Crawford received his bachelor’s degree in 1919, his master’s in 1922, and a doctorate in sociology in 1926, all conferred by the University of Pennsylvania. In 1933-34 he was awarded a Fellowship of the Social Science Research Council and he spent a year studying in Europe, after which from 1934 to 1941 and again for a year in 1946, Crawford was the chair of the sociology department at the University of Pennsylvania.
In 1941-42, Crawford taught at the University of Chile at Santiago, and he spent two years in Brazil as the cultural relations attaché at the American Embassy in Rio de Janeiro. Returning to the states, he became the director of the Philadelphia Inter-American Training Center, and a member of the executive committee of the National Association of Foreign Student Advisers. He became the chairman of the regional committee for interviewing teachers for exchange to other countries and the vice president of International House of Philadelphia (then located at 3905 Spruce Street). In 1949 and in 1950, he was the director of Friends International Seminars in Vienna and Geneva.
In 1946, Crawford became the director of Inter-American Activities at Penn and worked closely with Dr. Arthur P. Whitaker, a professor of history and the chairman of the Committee on Inter-American Studies. In 1949, Inter-American Activities was integrated into the new Office for Foreign Students, and Crawford remained director of that office until 1953. He stated that the new office was “to help students from other lands in any way possible, but especially with academic problems.” He said that there was “no intention of competing with International House” and that the office would also “assist American students in connection with plans for study abroad or in Latin America, and to serve as the campus center of information on the Fulbright Act.” Crawford also became the director of the African Orientation Course.

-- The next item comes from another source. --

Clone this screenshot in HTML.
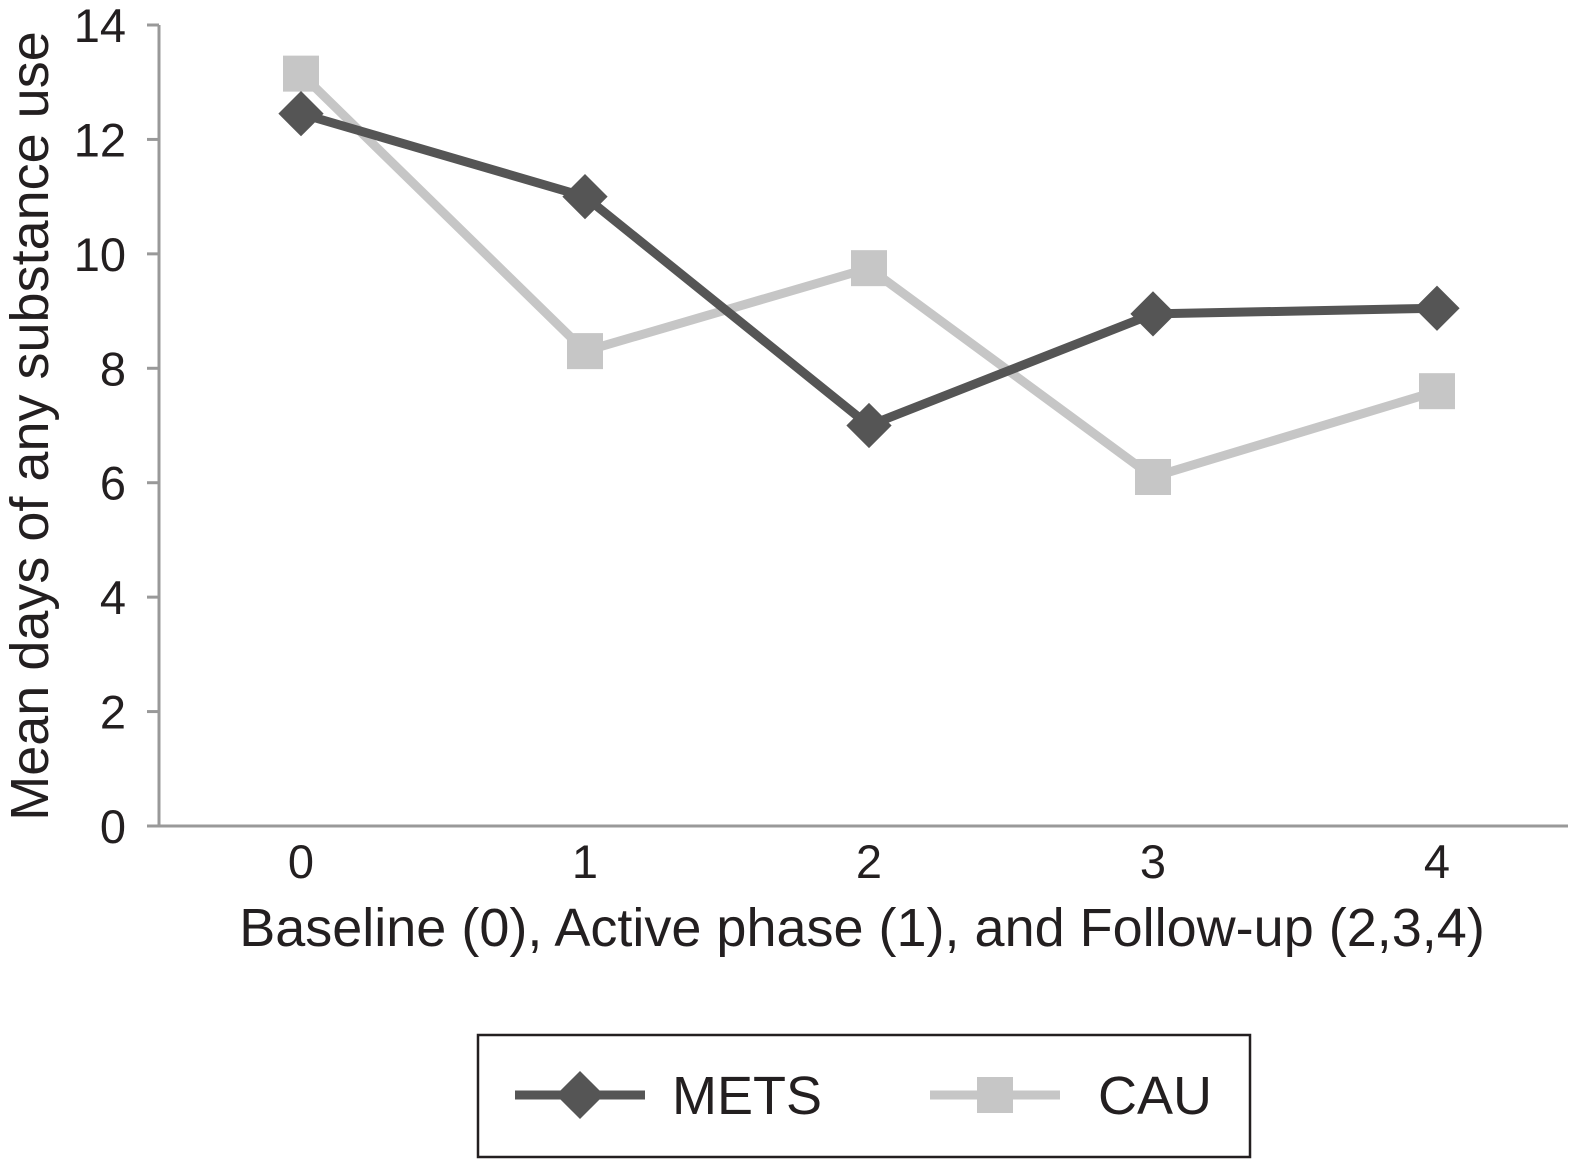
<!DOCTYPE html>
<html><head><meta charset="utf-8"><style>
html,body{margin:0;padding:0;background:#fff;}
svg{display:block;font-family:"Liberation Sans",sans-serif;}
</style></head><body>
<svg id="chart" width="1593" height="1176" viewBox="0 0 1593 1176" xmlns="http://www.w3.org/2000/svg">
<g id="axes"></g><g id="series"></g>
<text transform="translate(48,426) rotate(-90)" text-anchor="middle" font-size="54" fill="#231f20">Mean days of any substance use</text>
<text x="862" y="946" text-anchor="middle" font-size="54" fill="#231f20">Baseline (0), Active phase (1), and Follow-up (2,3,4)</text>
<g>
<rect x="478" y="1035" width="772" height="122" fill="none" stroke="#231f20" stroke-width="2.5"/>
<g>
<line x1="515" y1="1095" x2="645" y2="1095" stroke="#555" stroke-width="9"/>
<rect x="563" y="1078" width="34" height="34" fill="#555" transform="rotate(45 580 1095)"/>
<text x="672" y="1114" font-size="54" fill="#231f20">METS</text></g>
<g>
<line x1="930" y1="1095" x2="1060" y2="1095" stroke="#c6c6c6" stroke-width="9"/>
<rect x="977" y="1077" width="36" height="36" fill="#c6c6c6"/>
<text x="1098" y="1114" font-size="54" fill="#231f20">CAU</text></g>
</g>
</svg>
<script>
const categories=["0","1","2","3","4"];
const metsValues=[12.45,11.0,7.0,8.95,9.05];
const cauValues=[13.15,8.3,9.75,6.1,7.6];
const yTicks=[0,2,4,6,8,10,12,14];
const NS="http://www.w3.org/2000/svg";
const x0=159,band=284,yBase=826,yTop=25,yMax=14;
const xs=i=>x0+band*(i+0.5);
const ys=v=>yBase-(yBase-yTop)*v/yMax;
function mk(t,a,p){const e=document.createElementNS(NS,t);for(const k in a)e.setAttribute(k,a[k]);p.appendChild(e);return e;}
const ax=document.getElementById('axes');
let l=mk('line',{x1:x0,y1:yTop,x2:x0,y2:yBase,stroke:'#999','stroke-width':3},ax);


l=mk('line',{x1:147,y1:yBase,x2:1568,y2:yBase,stroke:'#999','stroke-width':3},ax);


yTicks.forEach(v=>{
 const t=mk('line',{x1:147,y1:ys(v),x2:x0,y2:ys(v),stroke:'#999','stroke-width':3},ax);
 
 
 const tx=mk('text',{x:126,y:ys(v)+17,'text-anchor':'end','font-size':47,fill:'#231f20'},ax);
 tx.textContent=v;
 
 
});
categories.forEach((c,i)=>{
 const tx=mk('text',{x:xs(i),y:878,'text-anchor':'middle','font-size':47,fill:'#231f20'},ax);
 tx.textContent=c;
 
 
});
const sg=document.getElementById('series');
function draw(vals,color,shape,name){
 const g=mk('g',{},sg);
 
 
 const pl=mk('polyline',{points:vals.map((v,i)=>xs(i)+','+ys(v)).join(' '),fill:'none',stroke:color,'stroke-width':9,'stroke-linejoin':'round'},g);
 
 
 vals.forEach((v,i)=>{
  let m;
  if(shape==='d') m=mk('rect',{x:xs(i)-16,y:ys(v)-16,width:32,height:32,fill:color,transform:`rotate(45 ${xs(i)} ${ys(v)})`},g);
  else m=mk('rect',{x:xs(i)-18,y:ys(v)-18,width:36,height:36,fill:color},g);
  
  
 });
}
draw(cauValues,'#c6c6c6','s','cau');
draw(metsValues,'#555555','d','mets');
</script>
</body></html>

In 1953, Crawford took a leave of absence (Esther Leeds became the acting Director of the Office for Foreign Students) and served as the director of the Salzburg Seminar in American Studies. On March 24th of that same year, he received the Brazilian National Order of the Southern Cross in the degree of officer at the Brazilian Embassy at Washington, because of his promotion of relations between the United States and Brazil by educating about Brazilian civilization. From 1954-1960 he was the director of the Institute of Humanistic Studies for Executives, a program designed “to broaden the educational and cultural perspectives of business executives.” Notably, he was also a former president of the Philadelphia Council for International Visitors and a former president of the Pan-American Association of Philadelphia, as well as the former vice president of the American Academy of Political and Social Science. He served on the board of directors at the Philadelphia Art Alliance. In 1965, he retired and was named professor emeritus.
Crawford published two books, the first in 1944 titled A Century of Latin-American Thought published by Harvard University Press and the second in 1945, Panorama da Cultural Norte Americana, which was published in Sao Paulo, Brazil. He also translated two works, one from Portuguese by Fernando Azevedo titled Brazilian Culture and one from Spanish titled A Mexican Ulysses, the autobiography of José Vasconcelas, a famous Mexican author, politician, and philosopher.